ALIMONY PAID TO FLORENCE
Appellant argues that he is entitled to charge as an expense against the 1986 gross farm income the amount paid by him to Florence as alimony after divorce during the year 1986, i.e., the sum of $24,000.00. We disagree and affirm the trial court's ruling for the following reasons.
The community of acquets and gains existing between the parties was terminated effective October 19, 1984. See La.C.C. art. 155. In the later judgment of divorce dated March 5, 1986, Lawrence was ordered to pay post-divorce alimony to Florence in the amount of $2,000.00 monthly, "until such time as the community property is partitioned". This alimentary obligation is clearly Lawrence's separate debt and no part of that debt can be ordered paid out of funds belonging to Florence. As stated in Gottsegen v. Gottsegen, 503 So.2d 588 (La. App. 4th Cir.1987), writ denied, 503 So.2d 1019 (La.1987):
"Dr. Gottsegen's argument that alimony payments made prior to the partition of the community should be considered an advance on Mrs. Gottsegen's share of the community is also without merit. Mrs. Gottsegen owns a full one half of the property of the former community. The alimony which Dr. Gottsegen has been ordered to pay is his separate debt. It would be absurd to order Mrs. Gottsegen to pay a debt incurred by Dr. Gottsegen subsequent to the dissolution of the community out of her share of the community."
An additional reason for denial of Lawrence's contention is the fact that the judgment of April 28, 1987, decrees Florence's entitlement to one-half of the 1986 sugar cane crop, after deducting farm expenses. The alimentary obligation which appellant seeks to avoid is clearly not a farm expense.
1986 SALARY/DRAW ALLOWED LAWRENCE
The trial court allowed, as a legitimate farm expense against the 1986 gross *113 farm income, the sum of $24,000.00 for the time and effort expended by Lawrence in producing and harvesting the 1986 sugar cane crop. Lawrence argues that the sum allowed should be increased to $48,000.00 or, in the alternative, to the sum of $39,859.00, the amount he actually drew from the farm account for his actual living expenses during the year 1986. In answer to the appeal, Florence questions the allowance by the trial court of any sum in compensation for the work performed by Lawrence.

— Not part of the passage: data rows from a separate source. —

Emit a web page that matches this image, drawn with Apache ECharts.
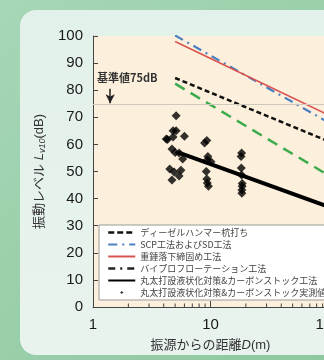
<!DOCTYPE html>
<html><head><meta charset="utf-8">
<script src="https://cdn.jsdelivr.net/npm/echarts@6/dist/echarts.min.js"></script>
<style>html,body{margin:0;padding:0;background:#9ccfac;}#c{width:324px;height:360px;}</style>
</head><body><div id="c"></div>
<script>
// ---- data ----
const seriesNames = ['ディーゼルハンマー杭打ち','SCP工法およびSD工法','重錘落下締固め工法','バイプロフローテーション工法','丸太打設液状化対策&カーボンストック工法','丸太打設液状化対策&カーボンストック実測値'];
const dieselD = [5, 100];   const dieselL = [84.5, 61.2];
const scpD = [5, 100];      const scpL = [100.2, 68.2];
const weightD = [5, 100];   const weightL = [98.0, 70.9];
const vibroD = [5, 100];    const vibroL = [82.4, 48.7];
const logD = [5.3, 100];    const logL = [57.1, 37.1];
const measD = [5.1,4.8,5.1,6.0,4.3,4.8,4.7,5.0,5.4,5.8,4.5,4.9,5.6,4.7,5.4,4.2,
               9.3,8.9,9.4,10.1,9.2,9.3,9.6,9.5,9.4,
               18.4,18.2,18.3,18.4,18.6,18.6,18.5,18.5];
const measL = [70.6,65,65,63,61.8,62.7,58.3,57,56.8,54.6,50.9,49.8,50.5,46.9,48.3,62.0,
               61.4,60.5,54.2,53.6,50,47.2,44.6,55.5,45.8,
               56.8,55.5,51.3,48.7,45.6,44.6,43.2,42];
const minorTickD = [2,3,4,5,6,7,8,9,20,30,40,50,60,70,80,90];
const yTicks = [0,10,20,30,40,50,60,70,80,90,100];
const standardLevel = 75;
const standardLabel = '基準値75dB';

const zip = (a,b)=>a.map((v,i)=>[v,b[i]]);
const chart = echarts.init(document.getElementById('c'), null, {renderer:'canvas'});
const jp = '"Liberation Sans","Noto Sans CJK JP",sans-serif';
const hideSym = {opacity:0};

chart.setOption({
  backgroundColor: 'transparent',
  animation: false,
  graphic: [
    {type:'rect', z:-10, shape:{x:0,y:0,width:324,height:360},
     style:{fill:new echarts.graphic.LinearGradient(0,0,1,1,[{offset:0,color:'#a6d7b6'},{offset:1,color:'#8ec7a0'}])}},
    {type:'rect', z:-9, shape:{x:20,y:10,width:340,height:345,r:16},
     style:{fill:new echarts.graphic.LinearGradient(0,0,0,1,[{offset:0,color:'#e2f1ea'},{offset:1,color:'#e9f3ee'}])}},
    {type:'text', left:97, top:72, z:10,
     style:{text:standardLabel, font:'bold 11px "Noto Sans CJK JP",sans-serif', fill:'#333'}}
  ],
  grid: {left:93, top:36, width:235, height:271, show:true, backgroundColor:'#fcf0dc', borderWidth:0,
         outerBoundsMode:'none', containLabel:false},
  xAxis: {
    type:'log', logBase:10, min:1, max:100,
    name:'{a|振源からの距離}{i|D}{a|(m)}', nameLocation:'middle', nameGap:32,
    nameTextStyle:{rich:{a:{fontSize:13,color:'#333',fontFamily:jp},i:{fontSize:13,color:'#333',fontStyle:'italic',fontFamily:jp}}},
    axisLine:{lineStyle:{color:'#444',width:1}},
    axisTick:{inside:true,length:6,lineStyle:{color:'#444'}},
    axisLabel:{fontSize:15,color:'#1a1a1a',margin:10,fontFamily:'"Liberation Sans",sans-serif'},
    splitLine:{show:false}
  },
  yAxis: {
    type:'value', min:yTicks[0], max:yTicks[yTicks.length-1], interval:10,
    name:'{a|振動レベル }{i|L}{s|v10}{a|(dB)}', nameLocation:'middle', nameGap:24, nameRotate:90,
    nameTextStyle:{rich:{a:{fontSize:13,color:'#333',fontFamily:jp},i:{fontSize:13,color:'#333',fontStyle:'italic',fontFamily:jp},s:{fontSize:9,color:'#333',fontStyle:'italic',fontFamily:jp,padding:[6,0,0,0]}}},
    axisLine:{show:true,lineStyle:{color:'#444',width:1}},
    axisTick:{show:true,inside:true,length:5,lineStyle:{color:'#444'}},
    axisLabel:{fontSize:15,color:'#1a1a1a',margin:10,fontFamily:'"Liberation Sans",sans-serif'},
    splitLine:{show:false}
  },
  legend: {
    orient:'vertical', left:99, top:225, padding:[3,6,3,8], itemGap:3,
    itemWidth:27, itemHeight:10, backgroundColor:'#fff', borderColor:'#999', borderWidth:1,
    textStyle:{fontSize:9,color:'#444',fontFamily:'"Noto Sans CJK JP",sans-serif'},
    data:[
      {name:seriesNames[0], itemStyle:hideSym, lineStyle:{type:[6,3],width:2.5}},
      {name:seriesNames[1], itemStyle:hideSym},
      {name:seriesNames[2], itemStyle:hideSym},
      {name:seriesNames[3], itemStyle:{opacity:0}, lineStyle:{color:'#222',type:[7,5,2,5],width:2.5}},
      {name:seriesNames[4], itemStyle:hideSym},
      {name:seriesNames[5], icon:'path://M0,0 M13.2,5 L15,3.2 L16.8,5 L15,6.8 Z M30,10'}
    ]
  },
  series: [
    {name:seriesNames[0], type:'line', data:zip(dieselD,dieselL), symbol:'none', clip:true,
     lineStyle:{color:'#111',width:2.5,type:[5,3]}, itemStyle:{color:'#111'},
     markLine:{silent:true, symbol:['none','none'], label:{show:false},
       lineStyle:{color:'#cfc8bc',width:1,type:'solid'}, data:[{yAxis:standardLevel}]}},
    {name:seriesNames[1], type:'line', data:zip(scpD,scpL), symbol:'none', clip:true,
     lineStyle:{color:'#4a7fc1',width:2.2,type:[9,5,2,5]}, itemStyle:{color:'#4a7fc1'}},
    {name:seriesNames[2], type:'line', data:zip(weightD,weightL), symbol:'none', clip:true,
     lineStyle:{color:'#d9534f',width:1.6}, itemStyle:{color:'#d9534f'}},
    {name:seriesNames[3], type:'line', data:zip(vibroD,vibroL), symbol:'none', clip:true,
     lineStyle:{color:'#3dab4d',width:2.5,type:[11,7]}, itemStyle:{color:'#3dab4d'}},
    {name:seriesNames[4], type:'line', data:zip(logD,logL), symbol:'none', clip:true,
     lineStyle:{color:'#000',width:4}, itemStyle:{color:'#000'},
     markLine:{silent:true, symbol:['none','arrow'], symbolSize:[7,9], label:{show:false},
       lineStyle:{color:'#222',width:1.5,type:'solid'},
       data:[[{coord:[1.4,80.5]},{coord:[1.4,75.2]}]]}},
    {name:seriesNames[5], type:'scatter', data:zip(measD,measL), symbol:'diamond', symbolSize:9,
     itemStyle:{color:'#000'}},
    {type:'custom', name:'minor', silent:true, data:minorTickD.map(d=>[d]),
     renderItem:(params,api)=>{
       const p = api.coord([api.value(0), 0]);
       return {type:'line', shape:{x1:p[0],y1:p[1],x2:p[0],y2:p[1]-3.5}, style:{stroke:'#444',lineWidth:1}};
     }, clip:false, z:5}
  ]
});
</script></body></html>
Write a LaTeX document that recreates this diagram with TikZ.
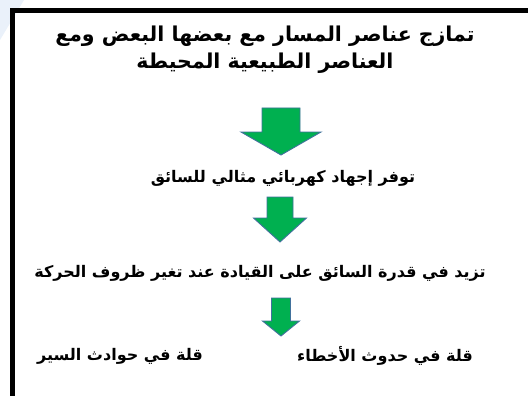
\documentclass[tikz,border=0pt]{standalone}
\usepackage{fontspec}
\TeXXeTstate=1
\newfontfamily\arabicfont[Script=Arabic]{DejaVu Sans}
\definecolor{arrowgreen}{HTML}{00B050}
\definecolor{arrowedge}{HTML}{41719C}
\definecolor{cornerblue}{HTML}{EAF1FA}
\tikzset{
  txt/.style={font=\arabicfont\bfseries\fontsize{16}{27}\selectfont, inner sep=0pt, align=center, text=black},
  titletxt/.style={txt, font=\arabicfont\bfseries\fontsize{20.5}{27}\selectfont},
  blockarrow/.style={fill=arrowgreen, draw=arrowedge, line width=0.9pt, line join=miter}
}
% cx, top, half shaft width, head base, half head width, tip
\newcommand{\myblockarrow}[6]{%
  \draw[blockarrow] (#1-#3,-#2) -- (#1+#3,-#2) -- (#1+#3,-#4) -- (#1+#5,-#4)
     -- (#1,-#6) -- (#1-#5,-#4) -- (#1-#3,-#4) -- cycle;}
\begin{document}
\begin{tikzpicture}[x=1pt,y=1pt]
\useasboundingbox (0,0) rectangle (528,-396);
\clip (0,0) rectangle (528,-396);
\fill[white] (0,0) rectangle (528,-396);
\fill[cornerblue] (0,0) -- (24,0) -- (0,-40) -- cycle;
\draw[line width=5pt] (12.5,-10.5) rectangle (560,-430);

\node[titletxt] (t1) at (265,-50) {\beginR تمازج عناصر المسار مع بعضها البعض ومع\endR\\\beginR العناصر الطبيعية المحيطة\endR};
\myblockarrow{281}{108}{19}{132}{40}{155}
\node[txt] (t2) at (283,-178) {\beginR توفر إجهاد كهربائي مثالي للسائق\endR};
\myblockarrow{280}{197}{13}{218}{26.5}{242}
\node[txt] (t3) at (260,-273) {\beginR تزيد في قدرة السائق على القيادة عند تغير ظروف الحركة\endR};
\myblockarrow{281}{298}{9.5}{321}{18.5}{336}
\node[txt] (t4) at (385,-356) {\beginR قلة في حدوث الأخطاء\endR};
\node[txt] (t5) at (120,-356) {\beginR قلة في حوادث السير\endR};
\end{tikzpicture}
\end{document}
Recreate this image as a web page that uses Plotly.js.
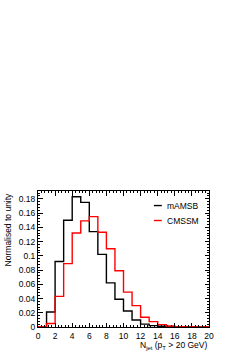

In his written reasons for judgment, the trial judge concluded as follows regarding this issue:
"Under item V C, Mr. Dugas claims a salary. Mr. Dugas managed the entire farm operation. Mrs. Dugas took no part in it. Justice requires that Mr. Dugas be compensated for the time and effort which he put into producing the 1986 crop. The Third Circuit Court of Appeal in Queenan v. Queenan 492 So2d 902 ([La.App.] 3 Cir.1986) allowed a husband an annual salary of $30,000.00 for operating and [sic] equipment rental business. The Court will allow Mr. Dugas a salary of $24,000.00 for the production of the 1986 crop."
We agree with the trial court's conclusion and affirm. Lawrence's separate labor and industry clearly contributed to the successful production and harvesting of the 1986 sugar cane crop. He is entitled to reasonable compensation for his efforts and such compensation is certainly a farm expense chargeable against gross farm income. The trial court concluded that the sum of $24,000.00 represented reasonable compensation. Our review of the record discloses no clear abuse of discretion in this award.
ALLOWANCE FOR USE OF LARENCE'S STUBBLE CANE
Lawrence received the stubble cane situated on leased properties in the earlier partition at a total cost to him of $79,284.77. This stubble cane, which became Lawrence's separate property, was second year stubble in the year 1986. It was harvested in making the 1986 sugar cane crop. The trial court allowed as farm expense, the value of this stubble which was fixed at the sum of $20,762.87. In making this allocation, the trial court reasoned as follows:
"Under item V E, Mr. Dugas is claiming the value of his stubble cane which was used on leased land to produce the 1986 crop. This was the 1984 plant cane which Mr. Dugas received in the partition. In 1986 it was second year stubble.